PROVIDED DATA:
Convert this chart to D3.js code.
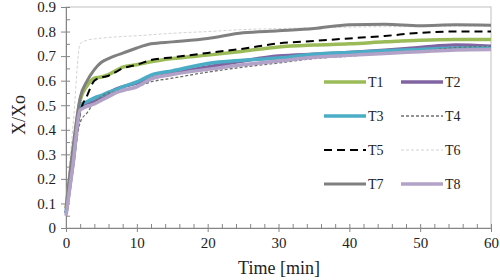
<!DOCTYPE html>
<html>
<head>
<meta charset="utf-8">
<script src="https://cdn.jsdelivr.net/npm/d3@7"></script>
<style>
  body { margin: 0; background: #fff; }
</style>
</head>
<body>
<div id="chart"></div>
<script>
"use strict";

// == DATA ==
var times = [0, 1, 2, 3, 4, 5, 6, 7, 8, 10, 12, 15, 20, 25, 30, 35, 40, 45, 50, 55, 60];
var T1 = [0.08, 0.31, 0.52, 0.58, 0.61, 0.615, 0.625, 0.64, 0.655, 0.665, 0.677, 0.69, 0.704, 0.72, 0.737, 0.745, 0.75, 0.758, 0.765, 0.768, 0.768];
var T2 = [0.06, 0.27, 0.49, 0.51, 0.515, 0.53, 0.55, 0.565, 0.575, 0.59, 0.61, 0.63, 0.656, 0.68, 0.70, 0.708, 0.715, 0.724, 0.735, 0.745, 0.74];
var T3 = [0.06, 0.27, 0.50, 0.515, 0.53, 0.54, 0.553, 0.562, 0.575, 0.595, 0.623, 0.64, 0.67, 0.683, 0.692, 0.708, 0.715, 0.722, 0.727, 0.733, 0.735];
var T4 = [0.07, 0.25, 0.43, 0.47, 0.51, 0.535, 0.55, 0.555, 0.562, 0.575, 0.595, 0.61, 0.635, 0.655, 0.672, 0.69, 0.70, 0.712, 0.72, 0.735, 0.74];
var T5 = [0.07, 0.28, 0.47, 0.54, 0.60, 0.613, 0.62, 0.635, 0.65, 0.665, 0.684, 0.695, 0.713, 0.73, 0.752, 0.762, 0.772, 0.782, 0.795, 0.80, 0.80];
var T6 = [0.10, 0.42, 0.75, 0.765, 0.77, 0.773, 0.776, 0.778, 0.78, 0.783, 0.787, 0.793, 0.80, 0.808, 0.812, 0.815, 0.818, 0.82, 0.82, 0.822, 0.822];
var T7 = [0.08, 0.33, 0.53, 0.60, 0.645, 0.675, 0.69, 0.702, 0.712, 0.733, 0.75, 0.758, 0.772, 0.795, 0.803, 0.812, 0.828, 0.83, 0.824, 0.828, 0.826];
var T8 = [0.05, 0.26, 0.48, 0.495, 0.505, 0.52, 0.535, 0.55, 0.56, 0.575, 0.607, 0.625, 0.646, 0.665, 0.68, 0.695, 0.703, 0.711, 0.718, 0.725, 0.727];

var names = ["T1", "T2", "T3", "T4", "T5", "T6", "T7", "T8"];
var values = [T1, T2, T3, T4, T5, T6, T7, T8];
var colors = ["#9BBB59", "#8064A2", "#4BACC6", "#6F6F6F", "#000000", "#C8C8C8", "#808080", "#B3A2C7"];
var widths = [3.5, 3.5, 3.5, 1.3, 2, 0.8, 3, 3.5];
var dashes = [null, null, null, "3,2", "8,5", "3,2", null, null];

var xTicks = [0, 10, 20, 30, 40, 50, 60];
var yTicks = [0, 0.1, 0.2, 0.3, 0.4, 0.5, 0.6, 0.7, 0.8, 0.9];

var serif = "'Liberation Serif', 'DejaVu Serif', 'Times New Roman', serif";

// == BOILERPLATE ==
var margin = { top: 7, right: 9, bottom: 52, left: 66 },
    width = 500 - margin.left - margin.right,
    height = 280 - margin.top - margin.bottom;

var root = d3.select("#chart")
  .append("svg")
  .attr("width", 500)
  .attr("height", 280)
  .style("font-family", serif);

var svg = root.append("g")
  .attr("transform", "translate(" + margin.left + "," + margin.top + ")");

var x = d3.scaleLinear().domain([0, 60]).range([0, width]);
var y = d3.scaleLinear().domain([0, 0.9]).range([height, 0]);

// plot border
svg.append("rect")
  .attr("x", 0).attr("y", 0)
  .attr("width", width).attr("height", height)
  .attr("fill", "none")
  .attr("stroke", "#c0c0c0")
  .attr("stroke-width", 1);

// minor ticks (inside)
var xAxisMinor = d3.axisTop(x).tickValues(d3.range(0, 61, 2)).tickSize(4).tickFormat("");
svg.append("g")
  .attr("transform", "translate(0," + height + ")")
  .call(xAxisMinor);
var yAxisMinor = d3.axisRight(y).tickValues(d3.range(0, 0.91, 0.05)).tickSize(4).tickFormat("");
svg.append("g").call(yAxisMinor);

// major axes
var xAxis = d3.axisBottom(x).tickValues(xTicks).tickSize(4).tickPadding(5).tickFormat(d3.format("d"));
var yAxis = d3.axisLeft(y).tickValues(yTicks).tickSize(5).tickPadding(5)
  .tickFormat(function (d) { return d === 0 ? "0" : d3.format(".1f")(d); });

svg.append("g")
  .attr("transform", "translate(0," + height + ")")
  .call(xAxis);
svg.append("g").call(yAxis);

svg.selectAll(".domain").attr("stroke", "#868686");
svg.selectAll(".tick line").attr("stroke", "#868686");
svg.selectAll(".tick text")
  .style("font-family", serif)
  .style("font-size", "15px")
  .attr("fill", "#222");

// == LINES ==
var line = d3.line()
  .x(function (d) { return x(d[0]); })
  .y(function (d) { return y(d[1]); })
  .curve(d3.curveMonotoneX);

names.forEach(function (n, i) {
  var pts = times.map(function (t, j) { return [t, values[i][j]]; });
  svg.append("path")
    .datum(pts)
    .attr("d", line)
    .attr("fill", "none")
    .attr("stroke", colors[i])
    .attr("stroke-width", widths[i])
    .attr("stroke-dasharray", dashes[i])
    .attr("stroke-linejoin", "round");
});

// == LEGEND ==
var legend = root.append("g");
names.forEach(function (n, i) {
  var col = i % 2, row = Math.floor(i / 2);
  var lx = 324 + col * 77, ly = 82 + row * 34;
  legend.append("line")
    .attr("x1", lx).attr("x2", lx + 42)
    .attr("y1", ly).attr("y2", ly)
    .attr("stroke", colors[i])
    .attr("stroke-width", widths[i])
    .attr("stroke-dasharray", dashes[i]);
  legend.append("text")
    .attr("x", lx + 44).attr("y", ly + 5)
    .style("font-family", serif)
    .style("font-size", "14px")
    .attr("fill", "#222")
    .text(n);
});

// == AXIS TITLES ==
root.append("text")
  .attr("x", 279).attr("y", 274)
  .attr("text-anchor", "middle")
  .style("font-family", serif)
  .style("font-size", "18px")
  .attr("fill", "#222")
  .text("Time [min]");

root.append("text")
  .attr("transform", "translate(25,115) rotate(-90)")
  .attr("text-anchor", "middle")
  .style("font-family", serif)
  .style("font-size", "18px")
  .attr("fill", "#222")
  .text("X/Xo");
</script>
</body>
</html>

EXERCISE DESCRIPTION: Repeat the data exactly, dropping every picture it holds.

RESULT OF THIS TASK:
Convert this chart to D3.js code.
<!DOCTYPE html>
<html>
<head>
<meta charset="utf-8">
<script src="https://cdn.jsdelivr.net/npm/d3@7"></script>
<style>
  body { margin: 0; background: #fff; }
</style>
</head>
<body>
<div id="chart"></div>
<script>
"use strict";

// == DATA ==
var times = [0, 1, 2, 3, 4, 5, 6, 7, 8, 10, 12, 15, 20, 25, 30, 35, 40, 45, 50, 55, 60];
var T1 = [0.08, 0.31, 0.52, 0.58, 0.61, 0.615, 0.625, 0.64, 0.655, 0.665, 0.677, 0.69, 0.704, 0.72, 0.737, 0.745, 0.75, 0.758, 0.765, 0.768, 0.768];
var T2 = [0.06, 0.27, 0.49, 0.51, 0.515, 0.53, 0.55, 0.565, 0.575, 0.59, 0.61, 0.63, 0.656, 0.68, 0.70, 0.708, 0.715, 0.724, 0.735, 0.745, 0.74];
var T3 = [0.06, 0.27, 0.50, 0.515, 0.53, 0.54, 0.553, 0.562, 0.575, 0.595, 0.623, 0.64, 0.67, 0.683, 0.692, 0.708, 0.715, 0.722, 0.727, 0.733, 0.735];
var T4 = [0.07, 0.25, 0.43, 0.47, 0.51, 0.535, 0.55, 0.555, 0.562, 0.575, 0.595, 0.61, 0.635, 0.655, 0.672, 0.69, 0.70, 0.712, 0.72, 0.735, 0.74];
var T5 = [0.07, 0.28, 0.47, 0.54, 0.60, 0.613, 0.62, 0.635, 0.65, 0.665, 0.684, 0.695, 0.713, 0.73, 0.752, 0.762, 0.772, 0.782, 0.795, 0.80, 0.80];
var T6 = [0.10, 0.42, 0.75, 0.765, 0.77, 0.773, 0.776, 0.778, 0.78, 0.783, 0.787, 0.793, 0.80, 0.808, 0.812, 0.815, 0.818, 0.82, 0.82, 0.822, 0.822];
var T7 = [0.08, 0.33, 0.53, 0.60, 0.645, 0.675, 0.69, 0.702, 0.712, 0.733, 0.75, 0.758, 0.772, 0.795, 0.803, 0.812, 0.828, 0.83, 0.824, 0.828, 0.826];
var T8 = [0.05, 0.26, 0.48, 0.495, 0.505, 0.52, 0.535, 0.55, 0.56, 0.575, 0.607, 0.625, 0.646, 0.665, 0.68, 0.695, 0.703, 0.711, 0.718, 0.725, 0.727];

var names = ["T1", "T2", "T3", "T4", "T5", "T6", "T7", "T8"];
var values = [T1, T2, T3, T4, T5, T6, T7, T8];
var colors = ["#9BBB59", "#8064A2", "#4BACC6", "#6F6F6F", "#000000", "#C8C8C8", "#808080", "#B3A2C7"];
var widths = [3.5, 3.5, 3.5, 1.3, 2, 0.8, 3, 3.5];
var dashes = [null, null, null, "3,2", "8,5", "3,2", null, null];

var xTicks = [0, 10, 20, 30, 40, 50, 60];
var yTicks = [0, 0.1, 0.2, 0.3, 0.4, 0.5, 0.6, 0.7, 0.8, 0.9];

var serif = "'Liberation Serif', 'DejaVu Serif', 'Times New Roman', serif";

// == BOILERPLATE ==
var margin = { top: 7, right: 9, bottom: 52, left: 66 },
    width = 500 - margin.left - margin.right,
    height = 280 - margin.top - margin.bottom;

var root = d3.select("#chart")
  .append("svg")
  .attr("width", 500)
  .attr("height", 280)
  .style("font-family", serif);

var svg = root.append("g")
  .attr("transform", "translate(" + margin.left + "," + margin.top + ")");

var x = d3.scaleLinear().domain([0, 60]).range([0, width]);
var y = d3.scaleLinear().domain([0, 0.9]).range([height, 0]);

// plot border
svg.append("rect")
  .attr("x", 0).attr("y", 0)
  .attr("width", width).attr("height", height)
  .attr("fill", "none")
  .attr("stroke", "#c0c0c0")
  .attr("stroke-width", 1);

// minor ticks (inside)
var xAxisMinor = d3.axisTop(x).tickValues(d3.range(0, 61, 2)).tickSize(4).tickFormat("");
svg.append("g")
  .attr("transform", "translate(0," + height + ")")
  .call(xAxisMinor);
var yAxisMinor = d3.axisRight(y).tickValues(d3.range(0, 0.91, 0.05)).tickSize(4).tickFormat("");
svg.append("g").call(yAxisMinor);

// major axes
var xAxis = d3.axisBottom(x).tickValues(xTicks).tickSize(4).tickPadding(5).tickFormat(d3.format("d"));
var yAxis = d3.axisLeft(y).tickValues(yTicks).tickSize(5).tickPadding(5)
  .tickFormat(function (d) { return d === 0 ? "0" : d3.format(".1f")(d); });

svg.append("g")
  .attr("transform", "translate(0," + height + ")")
  .call(xAxis);
svg.append("g").call(yAxis);

svg.selectAll(".domain").attr("stroke", "#868686");
svg.selectAll(".tick line").attr("stroke", "#868686");
svg.selectAll(".tick text")
  .style("font-family", serif)
  .style("font-size", "15px")
  .attr("fill", "#222");

// == LINES ==
var line = d3.line()
  .x(function (d) { return x(d[0]); })
  .y(function (d) { return y(d[1]); })
  .curve(d3.curveMonotoneX);

names.forEach(function (n, i) {
  var pts = times.map(function (t, j) { return [t, values[i][j]]; });
  svg.append("path")
    .datum(pts)
    .attr("d", line)
    .attr("fill", "none")
    .attr("stroke", colors[i])
    .attr("stroke-width", widths[i])
    .attr("stroke-dasharray", dashes[i])
    .attr("stroke-linejoin", "round");
});

// == LEGEND ==
var legend = root.append("g");
names.forEach(function (n, i) {
  var col = i % 2, row = Math.floor(i / 2);
  var lx = 324 + col * 77, ly = 82 + row * 34;
  legend.append("line")
    .attr("x1", lx).attr("x2", lx + 42)
    .attr("y1", ly).attr("y2", ly)
    .attr("stroke", colors[i])
    .attr("stroke-width", widths[i])
    .attr("stroke-dasharray", dashes[i]);
  legend.append("text")
    .attr("x", lx + 44).attr("y", ly + 5)
    .style("font-family", serif)
    .style("font-size", "14px")
    .attr("fill", "#222")
    .text(n);
});

// == AXIS TITLES ==
root.append("text")
  .attr("x", 279).attr("y", 274)
  .attr("text-anchor", "middle")
  .style("font-family", serif)
  .style("font-size", "18px")
  .attr("fill", "#222")
  .text("Time [min]");

root.append("text")
  .attr("transform", "translate(25,115) rotate(-90)")
  .attr("text-anchor", "middle")
  .style("font-family", serif)
  .style("font-size", "18px")
  .attr("fill", "#222")
  .text("X/Xo");
</script>
</body>
</html>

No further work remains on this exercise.